Socialism will be the first ever social democracy in the sense that there will be no governments, authoritarianism or imposed morality. The limited political democracy of today will be expanded into a full social democracy. All aspects of society, including the production and distribution of wealth, will be subject to democratic social control. The coercive state machine and government over people of class society — with the armed forces and police, the judges and gaolers — will be replaced by the simple democratic administration of social affairs. Those chosen by society to carry out administrative functions on its behalf will not be in any special privileged position. They will not have at their command any means of coercing people.
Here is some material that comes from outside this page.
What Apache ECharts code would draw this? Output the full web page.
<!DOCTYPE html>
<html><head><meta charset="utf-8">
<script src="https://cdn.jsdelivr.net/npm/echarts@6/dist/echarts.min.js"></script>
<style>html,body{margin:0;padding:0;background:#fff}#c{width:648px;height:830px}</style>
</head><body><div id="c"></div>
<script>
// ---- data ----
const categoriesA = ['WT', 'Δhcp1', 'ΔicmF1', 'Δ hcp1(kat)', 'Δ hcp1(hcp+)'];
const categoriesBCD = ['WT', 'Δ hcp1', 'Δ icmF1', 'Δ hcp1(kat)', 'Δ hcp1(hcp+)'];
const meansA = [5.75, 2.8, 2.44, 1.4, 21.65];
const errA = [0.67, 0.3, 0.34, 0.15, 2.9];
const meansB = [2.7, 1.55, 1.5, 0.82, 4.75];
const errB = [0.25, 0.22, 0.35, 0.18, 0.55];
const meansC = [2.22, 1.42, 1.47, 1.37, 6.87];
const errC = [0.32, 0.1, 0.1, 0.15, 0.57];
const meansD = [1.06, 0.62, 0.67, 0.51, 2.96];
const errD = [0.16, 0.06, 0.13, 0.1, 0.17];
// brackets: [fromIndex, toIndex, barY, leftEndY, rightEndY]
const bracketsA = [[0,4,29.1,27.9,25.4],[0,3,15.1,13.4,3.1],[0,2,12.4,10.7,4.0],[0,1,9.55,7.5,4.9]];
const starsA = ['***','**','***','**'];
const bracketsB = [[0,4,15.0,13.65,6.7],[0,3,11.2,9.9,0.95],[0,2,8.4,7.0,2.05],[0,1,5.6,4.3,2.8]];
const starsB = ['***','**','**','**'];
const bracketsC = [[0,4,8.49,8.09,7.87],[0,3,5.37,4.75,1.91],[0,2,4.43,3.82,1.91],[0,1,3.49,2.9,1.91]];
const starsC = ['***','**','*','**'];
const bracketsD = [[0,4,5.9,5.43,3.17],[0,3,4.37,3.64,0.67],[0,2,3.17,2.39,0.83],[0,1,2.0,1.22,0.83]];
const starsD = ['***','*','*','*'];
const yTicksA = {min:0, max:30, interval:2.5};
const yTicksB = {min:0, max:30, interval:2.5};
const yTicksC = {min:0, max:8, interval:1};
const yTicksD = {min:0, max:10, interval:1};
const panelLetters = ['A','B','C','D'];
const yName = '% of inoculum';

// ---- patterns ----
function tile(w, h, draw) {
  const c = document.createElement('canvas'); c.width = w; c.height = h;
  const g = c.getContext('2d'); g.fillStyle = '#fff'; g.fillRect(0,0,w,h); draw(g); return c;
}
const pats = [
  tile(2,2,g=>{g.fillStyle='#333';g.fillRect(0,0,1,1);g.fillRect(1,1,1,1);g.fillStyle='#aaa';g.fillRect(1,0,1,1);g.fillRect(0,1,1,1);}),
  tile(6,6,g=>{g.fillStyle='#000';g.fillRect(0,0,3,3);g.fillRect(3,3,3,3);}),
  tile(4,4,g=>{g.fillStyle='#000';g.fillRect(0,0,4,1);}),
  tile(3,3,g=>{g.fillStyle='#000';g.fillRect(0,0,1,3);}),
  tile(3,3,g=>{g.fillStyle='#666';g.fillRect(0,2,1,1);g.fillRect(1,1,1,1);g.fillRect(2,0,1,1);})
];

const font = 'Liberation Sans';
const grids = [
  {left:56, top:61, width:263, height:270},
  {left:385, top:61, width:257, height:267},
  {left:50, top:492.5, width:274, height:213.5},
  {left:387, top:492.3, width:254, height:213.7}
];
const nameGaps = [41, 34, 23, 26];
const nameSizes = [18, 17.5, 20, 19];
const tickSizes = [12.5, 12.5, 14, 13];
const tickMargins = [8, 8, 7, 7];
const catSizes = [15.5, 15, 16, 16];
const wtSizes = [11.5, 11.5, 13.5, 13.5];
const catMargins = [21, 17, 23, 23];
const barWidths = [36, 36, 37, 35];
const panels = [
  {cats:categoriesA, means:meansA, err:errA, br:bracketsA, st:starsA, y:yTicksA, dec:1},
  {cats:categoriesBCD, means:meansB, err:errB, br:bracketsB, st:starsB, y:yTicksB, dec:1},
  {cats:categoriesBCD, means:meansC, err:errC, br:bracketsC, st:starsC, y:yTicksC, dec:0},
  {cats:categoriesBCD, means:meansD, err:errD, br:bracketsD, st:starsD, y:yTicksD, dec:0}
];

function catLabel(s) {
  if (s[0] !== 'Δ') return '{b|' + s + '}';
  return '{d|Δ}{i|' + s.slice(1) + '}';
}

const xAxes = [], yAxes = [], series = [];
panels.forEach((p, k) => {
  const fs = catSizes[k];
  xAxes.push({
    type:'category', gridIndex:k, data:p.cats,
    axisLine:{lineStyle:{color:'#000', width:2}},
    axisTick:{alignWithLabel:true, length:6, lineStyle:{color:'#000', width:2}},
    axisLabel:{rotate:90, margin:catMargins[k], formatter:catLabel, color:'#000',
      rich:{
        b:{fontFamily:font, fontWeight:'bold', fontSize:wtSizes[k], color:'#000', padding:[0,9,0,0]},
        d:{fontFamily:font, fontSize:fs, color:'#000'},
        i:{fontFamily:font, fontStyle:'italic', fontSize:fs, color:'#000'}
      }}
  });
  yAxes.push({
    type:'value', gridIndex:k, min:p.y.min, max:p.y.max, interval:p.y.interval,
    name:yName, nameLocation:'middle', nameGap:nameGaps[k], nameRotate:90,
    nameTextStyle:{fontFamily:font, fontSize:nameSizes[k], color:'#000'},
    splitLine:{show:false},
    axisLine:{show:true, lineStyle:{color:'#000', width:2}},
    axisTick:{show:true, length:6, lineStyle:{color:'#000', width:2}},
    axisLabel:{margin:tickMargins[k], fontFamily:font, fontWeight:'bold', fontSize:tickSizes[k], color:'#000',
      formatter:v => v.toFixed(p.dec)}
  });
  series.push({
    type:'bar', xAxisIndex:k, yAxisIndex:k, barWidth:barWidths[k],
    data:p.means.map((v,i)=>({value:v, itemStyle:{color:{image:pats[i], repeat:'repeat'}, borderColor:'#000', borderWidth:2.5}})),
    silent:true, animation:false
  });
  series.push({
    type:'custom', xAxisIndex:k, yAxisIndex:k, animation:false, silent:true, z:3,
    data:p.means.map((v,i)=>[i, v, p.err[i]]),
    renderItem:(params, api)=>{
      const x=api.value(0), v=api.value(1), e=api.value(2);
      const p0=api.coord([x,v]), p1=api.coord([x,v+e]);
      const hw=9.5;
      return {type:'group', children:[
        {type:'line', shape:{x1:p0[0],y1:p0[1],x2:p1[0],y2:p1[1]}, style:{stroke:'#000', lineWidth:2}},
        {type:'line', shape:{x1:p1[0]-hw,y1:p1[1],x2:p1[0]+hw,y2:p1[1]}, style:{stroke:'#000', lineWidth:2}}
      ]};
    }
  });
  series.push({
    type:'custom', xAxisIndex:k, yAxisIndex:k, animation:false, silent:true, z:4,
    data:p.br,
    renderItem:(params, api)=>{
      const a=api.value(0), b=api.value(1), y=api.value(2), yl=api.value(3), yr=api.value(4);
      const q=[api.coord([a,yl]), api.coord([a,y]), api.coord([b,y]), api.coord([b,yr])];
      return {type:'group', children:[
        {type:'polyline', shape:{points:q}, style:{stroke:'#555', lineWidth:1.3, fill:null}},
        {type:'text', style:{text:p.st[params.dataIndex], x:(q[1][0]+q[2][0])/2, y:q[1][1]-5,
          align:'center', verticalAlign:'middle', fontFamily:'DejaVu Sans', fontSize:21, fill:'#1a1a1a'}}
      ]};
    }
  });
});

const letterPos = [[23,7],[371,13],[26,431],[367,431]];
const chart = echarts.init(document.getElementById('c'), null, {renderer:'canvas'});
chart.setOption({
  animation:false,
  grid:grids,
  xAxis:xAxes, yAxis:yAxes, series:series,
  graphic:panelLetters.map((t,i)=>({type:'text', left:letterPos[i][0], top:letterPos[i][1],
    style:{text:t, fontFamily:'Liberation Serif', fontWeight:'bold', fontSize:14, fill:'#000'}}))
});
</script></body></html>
Nor will they be materially better off than anyone else since, as we shall see next, in socialism everybody will have free access to the wealth they need to live and enjoy life. The community will make decisions, using the advanced machinery of communication which is now available. In a social democracy, the needs of minorities will be accommodated, including the needs of those who are critical and opposed to socialism. For the first time in the history of human society men and women will live in a humane society designed to meet their needs. In the socialist society, the means of producing wealth will be democratically owned and controlled by the community, without distinction of race or sex. The wages system, which we have demonstrated to be a system of exploitation, will be replaced by an economy in which each will give according to his or her abilities and each will take according to his or her needs. There will be free access to all wealth, without the need to buy what already belongs to you as a member of society. With the abolition of property money and barter will no longer have any use. There cannot be socialism in one country, just as there is not capitalism in one country. The present fragmented world system must be replaced by a united world system. The evils of racial and national division, which now split the working class, will give way to a common social bond linking every man, woman and child on the face of the earth.
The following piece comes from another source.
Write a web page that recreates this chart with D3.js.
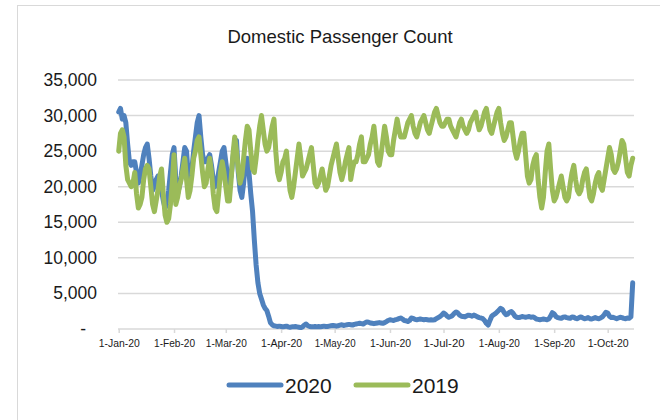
<!DOCTYPE html>
<html>
<head>
<meta charset="utf-8">
<script src="https://cdn.jsdelivr.net/npm/d3@7"></script>
<style>
  body { margin: 0; background: #fff; }
  text { font-family: "Liberation Sans", Arial, sans-serif; }
</style>
</head>
<body>
<svg width="660" height="420"></svg>
<script>
// daily counts, 1-Jan through 15-Oct (2019 plotted on the same calendar days)
var startDate = new Date(2020, 0, 1);

var pax2020 = [
  30500, 31000, 29500, 30000, 29000, 26000, 23500,
  23000, 23500, 23500, 22000, 20500, 21500, 23000,
  24500, 25500, 26000, 24000, 21500, 19500, 20000,
  21000, 21500, 21000, 19500, 18000, 17000, 17500,
  19500, 22000, 24500, 25500, 21000, 19000, 20000,
  21500, 23500, 25500, 25000, 21500, 20500, 22500,
  25000, 27000, 29000, 30000, 27000, 24500, 23500,
  23500, 24000, 24500, 23000, 21000, 20000, 20500,
  22000, 23500, 25000, 25500, 23500, 21500, 20500,
  21500, 24000, 26000, 26500, 22000, 19500, 18500,
  20500, 23500, 24000, 22000, 19000, 16500, 12500,
  9000, 6500, 5000, 4200, 3400, 2900, 2600,
  1800, 900, 600, 450, 400, 350, 400,
  350, 300, 350, 400, 300, 250, 300,
  300, 350, 300, 250, 200, 300, 550,
  700, 450, 350, 300, 300, 350, 300,
  350, 300, 350, 400, 350, 350, 400,
  450, 500, 450, 400, 450, 550, 600,
  500, 550, 600, 650, 600, 550, 650,
  700, 750, 800, 750, 700, 850, 1000,
  950, 850, 800, 750, 800, 850, 900,
  850, 800, 900, 1050, 1200, 1300, 1250,
  1200, 1300, 1350, 1450, 1550, 1400, 1200,
  1150, 1050, 1200, 1550, 1500, 1350, 1300,
  1350, 1400, 1350, 1300, 1350, 1300, 1250,
  1300, 1250, 1300, 1450, 1600, 1750, 1950,
  2250, 2100, 1800, 1650, 1750, 1900, 2200,
  2400, 2250, 1950, 1800, 1750, 1700, 1850,
  1950, 1900, 1800, 1950, 1850, 1700, 1600,
  1550, 1450, 1200, 800, 550, 1200, 1800,
  2000, 2150, 2400, 2650, 2900, 2750, 2300,
  2000, 2100, 2350, 2450, 2200, 1800, 1650,
  1600, 1650, 1750, 1700, 1650, 1700, 1750,
  1650, 1700, 1600, 1400, 1350, 1300, 1350,
  1400, 1350, 1300, 1400, 1800, 2300, 2100,
  1750, 1600, 1550, 1500, 1650, 1700, 1600,
  1550, 1500, 1700, 1650, 1500, 1450, 1600,
  1700, 1550, 1450, 1500, 1600, 1450, 1400,
  1500, 1600, 1500, 1450, 1550, 1700, 2000,
  2350, 2250, 1800, 1600, 1650, 1550, 1450,
  1550, 1650, 1600, 1500, 1450, 1550, 1500,
  1700, 6500
];

var pax2019 = [
  25000, 27500, 28000, 27000, 23000, 21000, 20500,
  20000, 20500, 22000, 19000, 17000, 17500, 18500,
  21000, 22500, 23000, 22500, 20000, 17500, 16500,
  18000, 19500, 21500, 22500, 19000, 16000, 15000,
  15500, 17500, 20500, 24500, 17500, 18500, 20000,
  21000, 22500, 24000, 21000, 18500, 19500, 21500,
  24000, 25000, 26500, 27000, 24500, 22000, 20000,
  20500, 22500, 24000, 22000, 19000, 17000, 16500,
  19000, 22000, 23500, 22000, 20000, 18000, 18000,
  21000, 24500, 27000, 25000, 22500, 20500, 21500,
  24000, 26500, 28500, 28000, 25000, 22500, 22000,
  24000, 26500, 28500, 30000, 28000, 26000, 25000,
  25500, 27000, 28500, 29500, 25000, 22000, 21000,
  22000, 23500, 24000, 25000, 22000, 19500, 18500,
  20000, 22000, 24000, 26000, 24000, 21500, 22000,
  22500, 23500, 24500, 25500, 23000, 20500, 20000,
  20500, 21500, 22500, 21000, 19500, 20000, 21500,
  23000, 24000, 25000, 26000, 24000, 22000, 21000,
  22000, 23500, 24500, 25500, 21000, 22500, 23500,
  23500, 24500, 26000, 27000, 23500, 23500, 24000,
  24500, 26000, 27000, 28500, 26000, 23500, 23000,
  24500, 26500, 28500, 27000, 25000, 24500, 24500,
  26500, 28000, 29500, 28000, 27000, 27000, 27000,
  28000, 29000, 29500, 30000, 28500, 27500, 27000,
  28000, 29000, 29500, 30000, 29000, 28000, 27500,
  28500, 29500, 30500, 31000, 30000, 29000, 28500,
  28500, 29000, 29500, 29500, 28500, 28000, 27500,
  27000, 28000, 29000, 29500, 28500, 28000, 27500,
  28000, 29000, 29500, 30000, 30500, 29000, 28000,
  28500, 29500, 30500, 31000, 29500, 28000, 27500,
  28500, 29500, 30500, 31000, 29000, 27500, 26500,
  27000, 28000, 29000, 29000, 27000, 25000, 24000,
  25000, 26500, 27500, 27500, 24500, 21500, 20500,
  21000, 23000, 24000, 24500, 21000, 18500, 17000,
  18500, 22000, 25000, 26000, 22500, 19500, 18000,
  18500, 19500, 20500, 21500, 20000, 18500, 18000,
  18500, 20500, 22000, 23000, 21000, 19500, 19000,
  19500, 21000, 22000, 22500, 20500, 18500, 18000,
  19000, 20500, 21500, 22000, 20000, 19500, 21000,
  22500, 24000, 25500, 24500, 22500, 22000, 22500,
  23500, 25000, 26500, 26000, 24000, 22000, 21500,
  23000, 24000
];

var seriesNames = ["2020", "2019"];
var seriesColors = ["#4f81bd", "#9bbb59"];
var yTicks = [0, 5000, 10000, 15000, 20000, 25000, 30000, 35000];
var monthTicks = ["1-Jan-20", "1-Feb-20", "1-Mar-20", "1-Apr-20", "1-May-20",
                  "1-Jun-20", "1-Jul-20", "1-Aug-20", "1-Sep-20", "1-Oct-20"];

var svg = d3.select("svg");

// chart frame
svg.append("rect")
    .attr("x", 17.5).attr("y", 5.5)
    .attr("width", 700).attr("height", 500)
    .attr("fill", "none")
    .attr("stroke", "#d9d9d9")
    .attr("stroke-width", 1);

var endDate = d3.timeDay.offset(startDate, pax2020.length - 1);

var x = d3.scaleTime()
    .domain([startDate, endDate])
    .range([118.7, 632.7]);

var y = d3.scaleLinear()
    .domain([0, 35000])
    .range([329, 80]);

// gridlines
svg.append("g")
    .selectAll("line")
    .data(yTicks.filter(function(d) { return d > 0; }))
    .enter().append("line")
    .attr("x1", 118).attr("x2", 634)
    .attr("y1", function(d) { return y(d); })
    .attr("y2", function(d) { return y(d); })
    .attr("stroke", "#d9d9d9")
    .attr("stroke-width", 1.5);

// y labels
var fmt = d3.format(",");
svg.append("g")
    .selectAll("text")
    .data(yTicks)
    .enter().append("text")
    .attr("x", function(d) { return d === 0 ? 86 : 97; })
    .attr("y", function(d) { return y(d) + 6; })
    .attr("text-anchor", "end")
    .attr("font-size", "17.5px")
    .attr("fill", "#1a1a1a")
    .text(function(d) { return d === 0 ? "-" : fmt(d); });

// x axis (month ticks)
var months = d3.timeMonth.range(startDate, endDate);
var xAxis = d3.axisBottom(x)
    .tickValues(months)
    .tickSize(4)
    .tickFormat(function(d, i) { return monthTicks[i]; });

var gx = svg.append("g")
    .attr("transform", "translate(0,329)")
    .call(xAxis);
gx.select(".domain").attr("stroke", "#d9d9d9").attr("stroke-width", 1.5)
    .attr("d", "M118,0H634");
gx.selectAll(".tick line").attr("stroke", "#d9d9d9").attr("stroke-width", 1.5);
gx.selectAll(".tick text")
    .attr("font-size", "11px")
    .attr("font-family", "Liberation Sans, Arial, sans-serif")
    .attr("fill", "#1a1a1a")
    .attr("dy", "0")
    .attr("y", 18)
    .attr("textLength", 41)
    .attr("lengthAdjust", "spacingAndGlyphs");

// lines
var line = d3.line()
    .x(function(d, i) { return x(d3.timeDay.offset(startDate, i)); })
    .y(function(d) { return y(d); });

[pax2020, pax2019].forEach(function(s, k) {
    svg.append("path")
        .datum(s)
        .attr("d", line)
        .attr("fill", "none")
        .attr("stroke", seriesColors[k])
        .attr("stroke-width", 5)
        .attr("stroke-linejoin", "round")
        .attr("stroke-linecap", "round");
});

// title
svg.append("text")
    .attr("x", 340).attr("y", 43)
    .attr("text-anchor", "middle")
    .attr("font-size", "18.5px")
    .attr("fill", "#1a1a1a")
    .text("Domestic Passenger Count");

// legend
var legendX = [229, 356];
var lg = svg.append("g")
    .selectAll("g")
    .data(seriesNames)
    .enter().append("g")
    .attr("transform", function(d, i) { return "translate(" + legendX[i] + ",385)"; });

lg.append("line")
    .attr("x1", 0).attr("x2", 52)
    .attr("y1", 0).attr("y2", 0)
    .attr("stroke", function(d, i) { return seriesColors[i]; })
    .attr("stroke-width", 5)
    .attr("stroke-linecap", "round");

lg.append("text")
    .attr("x", 56).attr("y", 7.5)
    .attr("font-size", "21px")
    .attr("fill", "#1a1a1a")
    .text(function(d) { return d; });
</script>
</body>
</html>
The socialist case proposes uncompromising political revolution. Having recognised that capitalism is a system of class exploitation, that the working class constitutes a majority of society, and that the capitalist class owe their hegemony to the consent of the working class, socialists advocate the withdrawal of working class consent to capitalism. Once workers understand and desire the abolition of the present system they must organise themselves for the political, democratic conquest of the state machine, including the government and the armed forces. It is to this sole end that the Socialist Party is organised. After the socialist revolution, there will be no classes, for all will stand in equal relation to the means of life. The state will cease to exist as there will be no privileged group for governments to maintain and no private property for the police and armies to defend. There will be conscious human co-operation to meet the needs of the world community. The world will, at last, belong to its inhabitants as a whole.

So to sum up, the essential features of socialism are that the land, industry, transport and communications will have become the common property of the whole community. This means that classes will have been abolished, everyone having an equal say in how the means of production are used. There will no longer be a propertied employing class, nor a propertyless working class. Wages will not be paid or received as nobody will be in a position either to buy or to sell a human being’s ability to work. There will simply be people, free men and women, co-operating to produce what they need. Wealth will be produced solely and directly for human use. It will not be produced for sale, but for people to take according to their needs. Goods will not be priced, nor will people’s consumption be limited by the amount of money they have. There will, in fact, be no need for money in a socialist society, as the principle “From each according to his ability, to each according to his needs” will apply.

Free distribution of wealth is now possible because modern industry and agriculture can turn out an abundance of the things people need. A world of plenty is now possible. There is no need for any man, woman or child in any part of the world to go hungry, be badly clothed or live in slums. The technical problem of producing plenty for all has been solved for a long time. The problem now is that the present social system, capitalism places a fetter on production because it operates, and must operate, according to the rule of “no profit, no production.” What the world suffers from today is not over-population, but the chronic under-production that is built into capitalism. Not only does world capitalism hold back production, but it also misuses and wastes the resources of the world. Think of the waste involved in armed forces and of the destruction of wars. Think of the waste of commerce and finance — of banks, insurance companies, salesmen, ticket collectors, accountants, economists, cashiers. Only a minority of the world’s population is actually engaged in producing useful things. Then, of course, there is the deliberate destruction of wealth that is carried out every year in order to maintain prices and profits: the bonfires of coffee and cocoa, the pouring of milk down coal mines, the dumping of vegetables in rivers, the feeding of butter to pigs.

Socialism, where people will cooperate freely to produce an abundance of wealth from which they can take freely according to their needs, is not only possible but is also the only solution to humanity’s problems.